__Exercise objective__
All lines from the beginning of the listing through the line with "const arrowSize = [10, 6];" are to be copied word for word; the pictures are not.

## BEGIN Stored data

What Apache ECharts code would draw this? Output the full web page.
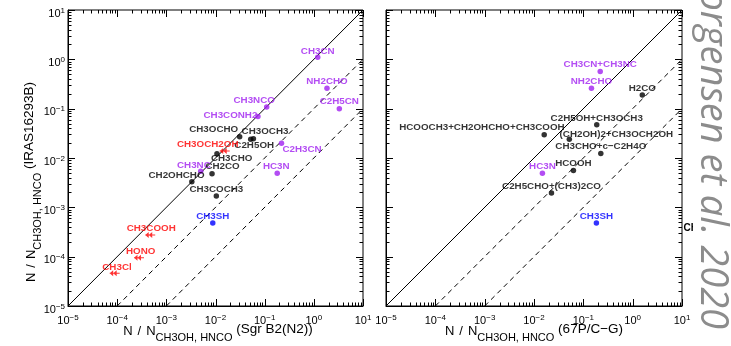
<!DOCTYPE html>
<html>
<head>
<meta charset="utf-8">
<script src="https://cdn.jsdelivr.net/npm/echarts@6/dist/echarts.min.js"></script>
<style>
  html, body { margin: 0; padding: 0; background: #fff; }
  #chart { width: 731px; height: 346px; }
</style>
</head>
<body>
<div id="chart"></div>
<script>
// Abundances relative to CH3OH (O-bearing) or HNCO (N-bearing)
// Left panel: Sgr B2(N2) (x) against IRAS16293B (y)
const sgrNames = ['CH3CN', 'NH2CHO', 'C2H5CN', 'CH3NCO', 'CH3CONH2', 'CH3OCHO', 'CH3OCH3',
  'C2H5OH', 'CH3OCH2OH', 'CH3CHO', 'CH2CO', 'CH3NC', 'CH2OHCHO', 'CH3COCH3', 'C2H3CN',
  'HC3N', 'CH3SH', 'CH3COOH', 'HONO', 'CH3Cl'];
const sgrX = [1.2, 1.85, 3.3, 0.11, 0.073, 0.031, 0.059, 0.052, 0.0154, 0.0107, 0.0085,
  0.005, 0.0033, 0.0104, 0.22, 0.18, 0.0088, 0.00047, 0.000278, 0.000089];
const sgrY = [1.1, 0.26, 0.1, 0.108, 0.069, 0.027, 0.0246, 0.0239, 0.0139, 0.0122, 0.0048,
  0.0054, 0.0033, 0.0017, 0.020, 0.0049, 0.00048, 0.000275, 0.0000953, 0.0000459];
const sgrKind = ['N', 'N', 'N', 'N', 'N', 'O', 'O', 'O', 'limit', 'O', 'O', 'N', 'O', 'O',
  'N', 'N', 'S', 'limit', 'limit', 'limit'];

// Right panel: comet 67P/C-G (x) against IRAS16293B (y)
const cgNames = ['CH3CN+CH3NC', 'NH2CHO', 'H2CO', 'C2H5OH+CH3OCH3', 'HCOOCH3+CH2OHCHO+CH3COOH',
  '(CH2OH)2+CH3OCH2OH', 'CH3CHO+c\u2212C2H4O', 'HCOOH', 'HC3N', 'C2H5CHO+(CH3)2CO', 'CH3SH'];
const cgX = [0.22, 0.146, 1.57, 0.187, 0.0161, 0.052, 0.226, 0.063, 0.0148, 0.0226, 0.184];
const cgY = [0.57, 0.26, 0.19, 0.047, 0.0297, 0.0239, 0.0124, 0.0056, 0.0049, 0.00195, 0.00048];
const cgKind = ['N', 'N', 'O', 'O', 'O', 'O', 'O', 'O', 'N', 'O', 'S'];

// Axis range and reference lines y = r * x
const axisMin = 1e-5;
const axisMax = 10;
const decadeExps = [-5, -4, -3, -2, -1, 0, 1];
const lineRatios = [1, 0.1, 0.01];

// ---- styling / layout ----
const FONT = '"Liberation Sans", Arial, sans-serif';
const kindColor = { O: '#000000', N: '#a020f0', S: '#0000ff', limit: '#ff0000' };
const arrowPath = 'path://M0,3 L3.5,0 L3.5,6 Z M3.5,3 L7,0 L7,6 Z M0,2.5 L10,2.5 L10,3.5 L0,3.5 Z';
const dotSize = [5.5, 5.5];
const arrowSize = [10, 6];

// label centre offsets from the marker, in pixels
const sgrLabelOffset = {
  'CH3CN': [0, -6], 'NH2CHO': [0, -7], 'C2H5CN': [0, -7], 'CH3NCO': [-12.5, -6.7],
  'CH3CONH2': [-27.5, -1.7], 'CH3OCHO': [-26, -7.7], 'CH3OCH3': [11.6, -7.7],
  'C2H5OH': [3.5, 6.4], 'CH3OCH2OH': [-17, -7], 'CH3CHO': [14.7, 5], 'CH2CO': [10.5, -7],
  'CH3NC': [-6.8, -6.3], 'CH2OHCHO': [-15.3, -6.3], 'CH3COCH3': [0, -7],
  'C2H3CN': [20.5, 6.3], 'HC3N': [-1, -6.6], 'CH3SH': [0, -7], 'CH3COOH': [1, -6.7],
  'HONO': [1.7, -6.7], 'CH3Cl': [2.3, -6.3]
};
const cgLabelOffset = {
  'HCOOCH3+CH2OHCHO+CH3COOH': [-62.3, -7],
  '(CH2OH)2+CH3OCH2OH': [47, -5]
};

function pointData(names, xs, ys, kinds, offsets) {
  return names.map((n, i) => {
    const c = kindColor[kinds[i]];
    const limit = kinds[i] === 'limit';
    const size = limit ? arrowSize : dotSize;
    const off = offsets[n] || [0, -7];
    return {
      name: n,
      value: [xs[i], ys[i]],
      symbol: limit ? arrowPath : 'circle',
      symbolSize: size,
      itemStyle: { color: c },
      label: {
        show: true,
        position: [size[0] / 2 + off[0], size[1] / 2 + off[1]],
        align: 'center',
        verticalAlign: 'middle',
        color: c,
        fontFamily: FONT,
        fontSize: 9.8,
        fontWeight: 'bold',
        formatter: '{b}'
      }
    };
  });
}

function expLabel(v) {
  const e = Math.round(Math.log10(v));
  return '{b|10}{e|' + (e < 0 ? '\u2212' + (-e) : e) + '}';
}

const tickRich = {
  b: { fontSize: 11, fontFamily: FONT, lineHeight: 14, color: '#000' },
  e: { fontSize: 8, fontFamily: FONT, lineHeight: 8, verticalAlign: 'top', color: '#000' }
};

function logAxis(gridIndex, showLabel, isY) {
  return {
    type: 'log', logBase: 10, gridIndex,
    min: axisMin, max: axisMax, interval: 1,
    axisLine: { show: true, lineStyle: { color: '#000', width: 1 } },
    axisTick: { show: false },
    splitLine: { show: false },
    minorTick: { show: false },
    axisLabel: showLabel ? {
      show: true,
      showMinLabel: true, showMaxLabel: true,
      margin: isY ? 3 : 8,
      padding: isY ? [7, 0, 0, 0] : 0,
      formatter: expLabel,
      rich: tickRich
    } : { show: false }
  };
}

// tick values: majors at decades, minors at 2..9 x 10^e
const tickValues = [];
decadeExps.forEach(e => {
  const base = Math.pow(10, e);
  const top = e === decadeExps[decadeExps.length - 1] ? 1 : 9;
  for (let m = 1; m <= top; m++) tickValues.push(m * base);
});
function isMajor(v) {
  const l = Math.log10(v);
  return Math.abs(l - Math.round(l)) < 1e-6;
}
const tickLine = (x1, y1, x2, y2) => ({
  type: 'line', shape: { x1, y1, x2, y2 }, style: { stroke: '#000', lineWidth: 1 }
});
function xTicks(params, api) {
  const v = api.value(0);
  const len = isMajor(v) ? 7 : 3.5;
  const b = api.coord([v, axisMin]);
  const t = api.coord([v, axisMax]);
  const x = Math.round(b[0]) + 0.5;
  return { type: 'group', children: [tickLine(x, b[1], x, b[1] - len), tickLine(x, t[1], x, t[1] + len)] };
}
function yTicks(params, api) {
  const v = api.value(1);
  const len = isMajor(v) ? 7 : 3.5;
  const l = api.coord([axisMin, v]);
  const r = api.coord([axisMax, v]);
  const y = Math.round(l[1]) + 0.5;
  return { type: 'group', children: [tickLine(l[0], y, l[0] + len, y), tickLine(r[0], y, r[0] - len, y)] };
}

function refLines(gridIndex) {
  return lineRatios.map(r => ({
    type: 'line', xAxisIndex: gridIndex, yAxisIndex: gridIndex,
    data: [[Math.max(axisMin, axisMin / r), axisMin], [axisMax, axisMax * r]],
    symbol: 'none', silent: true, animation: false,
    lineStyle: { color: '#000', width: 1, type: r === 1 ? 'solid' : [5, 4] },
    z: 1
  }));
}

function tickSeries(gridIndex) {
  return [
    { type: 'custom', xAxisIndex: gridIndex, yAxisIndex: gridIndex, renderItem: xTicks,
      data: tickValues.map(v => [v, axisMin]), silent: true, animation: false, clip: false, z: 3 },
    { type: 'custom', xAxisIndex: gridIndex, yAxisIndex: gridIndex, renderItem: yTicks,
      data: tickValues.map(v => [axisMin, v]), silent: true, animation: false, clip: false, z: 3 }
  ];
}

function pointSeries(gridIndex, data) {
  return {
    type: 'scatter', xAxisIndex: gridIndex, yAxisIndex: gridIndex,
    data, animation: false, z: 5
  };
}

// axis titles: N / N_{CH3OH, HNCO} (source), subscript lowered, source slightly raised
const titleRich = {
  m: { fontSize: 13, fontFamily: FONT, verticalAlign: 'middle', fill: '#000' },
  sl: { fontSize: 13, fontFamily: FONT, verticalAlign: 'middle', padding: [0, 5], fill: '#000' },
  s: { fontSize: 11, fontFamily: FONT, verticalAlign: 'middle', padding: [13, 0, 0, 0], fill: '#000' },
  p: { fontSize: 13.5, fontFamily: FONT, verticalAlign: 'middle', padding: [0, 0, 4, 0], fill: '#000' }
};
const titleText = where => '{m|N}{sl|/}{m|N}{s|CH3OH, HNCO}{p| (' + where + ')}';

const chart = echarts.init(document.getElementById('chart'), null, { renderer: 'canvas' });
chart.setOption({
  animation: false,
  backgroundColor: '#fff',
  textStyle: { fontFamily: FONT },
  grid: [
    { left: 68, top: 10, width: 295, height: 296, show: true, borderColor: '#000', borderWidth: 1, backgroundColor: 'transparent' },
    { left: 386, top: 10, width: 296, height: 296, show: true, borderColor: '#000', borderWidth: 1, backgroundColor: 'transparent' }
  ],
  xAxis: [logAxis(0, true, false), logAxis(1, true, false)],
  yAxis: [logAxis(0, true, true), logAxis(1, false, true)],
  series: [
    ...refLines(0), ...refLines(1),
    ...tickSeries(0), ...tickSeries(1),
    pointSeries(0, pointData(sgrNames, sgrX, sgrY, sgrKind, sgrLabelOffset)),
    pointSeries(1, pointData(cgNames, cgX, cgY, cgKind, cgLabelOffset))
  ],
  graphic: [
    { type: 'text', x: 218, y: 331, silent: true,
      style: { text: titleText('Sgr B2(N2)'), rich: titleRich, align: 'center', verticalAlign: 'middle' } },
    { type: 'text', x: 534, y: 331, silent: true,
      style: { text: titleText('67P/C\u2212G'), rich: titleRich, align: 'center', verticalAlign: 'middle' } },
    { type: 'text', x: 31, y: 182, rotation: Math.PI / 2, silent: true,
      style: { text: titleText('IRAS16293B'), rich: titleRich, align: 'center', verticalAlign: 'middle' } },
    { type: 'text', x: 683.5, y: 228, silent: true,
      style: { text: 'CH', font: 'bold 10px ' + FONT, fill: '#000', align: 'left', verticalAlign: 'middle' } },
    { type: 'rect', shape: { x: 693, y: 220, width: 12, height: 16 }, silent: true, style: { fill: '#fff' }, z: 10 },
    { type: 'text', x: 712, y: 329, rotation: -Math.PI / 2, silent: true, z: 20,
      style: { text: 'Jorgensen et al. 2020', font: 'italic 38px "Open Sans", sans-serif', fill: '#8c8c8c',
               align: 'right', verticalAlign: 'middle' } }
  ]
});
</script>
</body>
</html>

## END Stored data

__Full solution__
What Apache ECharts code would draw this? Output the full web page.
<!DOCTYPE html>
<html>
<head>
<meta charset="utf-8">
<script src="https://cdn.jsdelivr.net/npm/echarts@6/dist/echarts.min.js"></script>
<style>
  html, body { margin: 0; padding: 0; background: #fff; }
  #chart { width: 731px; height: 346px; }
</style>
</head>
<body>
<div id="chart"></div>
<script>
// Abundances relative to CH3OH (O-bearing) or HNCO (N-bearing)
// Left panel: Sgr B2(N2) (x) against IRAS16293B (y)
const sgrNames = ['CH3CN', 'NH2CHO', 'C2H5CN', 'CH3NCO', 'CH3CONH2', 'CH3OCHO', 'CH3OCH3',
  'C2H5OH', 'CH3OCH2OH', 'CH3CHO', 'CH2CO', 'CH3NC', 'CH2OHCHO', 'CH3COCH3', 'C2H3CN',
  'HC3N', 'CH3SH', 'CH3COOH', 'HONO', 'CH3Cl'];
const sgrX = [1.2, 1.85, 3.3, 0.11, 0.073, 0.031, 0.059, 0.052, 0.0154, 0.0107, 0.0085,
  0.005, 0.0033, 0.0104, 0.22, 0.18, 0.0088, 0.00047, 0.000278, 0.000089];
const sgrY = [1.1, 0.26, 0.1, 0.108, 0.069, 0.027, 0.0246, 0.0239, 0.0139, 0.0122, 0.0048,
  0.0054, 0.0033, 0.0017, 0.020, 0.0049, 0.00048, 0.000275, 0.0000953, 0.0000459];
const sgrKind = ['N', 'N', 'N', 'N', 'N', 'O', 'O', 'O', 'limit', 'O', 'O', 'N', 'O', 'O',
  'N', 'N', 'S', 'limit', 'limit', 'limit'];

// Right panel: comet 67P/C-G (x) against IRAS16293B (y)
const cgNames = ['CH3CN+CH3NC', 'NH2CHO', 'H2CO', 'C2H5OH+CH3OCH3', 'HCOOCH3+CH2OHCHO+CH3COOH',
  '(CH2OH)2+CH3OCH2OH', 'CH3CHO+c\u2212C2H4O', 'HCOOH', 'HC3N', 'C2H5CHO+(CH3)2CO', 'CH3SH'];
const cgX = [0.22, 0.146, 1.57, 0.187, 0.0161, 0.052, 0.226, 0.063, 0.0148, 0.0226, 0.184];
const cgY = [0.57, 0.26, 0.19, 0.047, 0.0297, 0.0239, 0.0124, 0.0056, 0.0049, 0.00195, 0.00048];
const cgKind = ['N', 'N', 'O', 'O', 'O', 'O', 'O', 'O', 'N', 'O', 'S'];

// Axis range and reference lines y = r * x
const axisMin = 1e-5;
const axisMax = 10;
const decadeExps = [-5, -4, -3, -2, -1, 0, 1];
const lineRatios = [1, 0.1, 0.01];

// ---- styling / layout ----
const FONT = '"Liberation Sans", Arial, sans-serif';
const kindColor = { O: '#000000', N: '#a020f0', S: '#0000ff', limit: '#ff0000' };
const arrowPath = 'path://M0,3 L3.5,0 L3.5,6 Z M3.5,3 L7,0 L7,6 Z M0,2.5 L10,2.5 L10,3.5 L0,3.5 Z';
const dotSize = [5.5, 5.5];
const arrowSize = [10, 6];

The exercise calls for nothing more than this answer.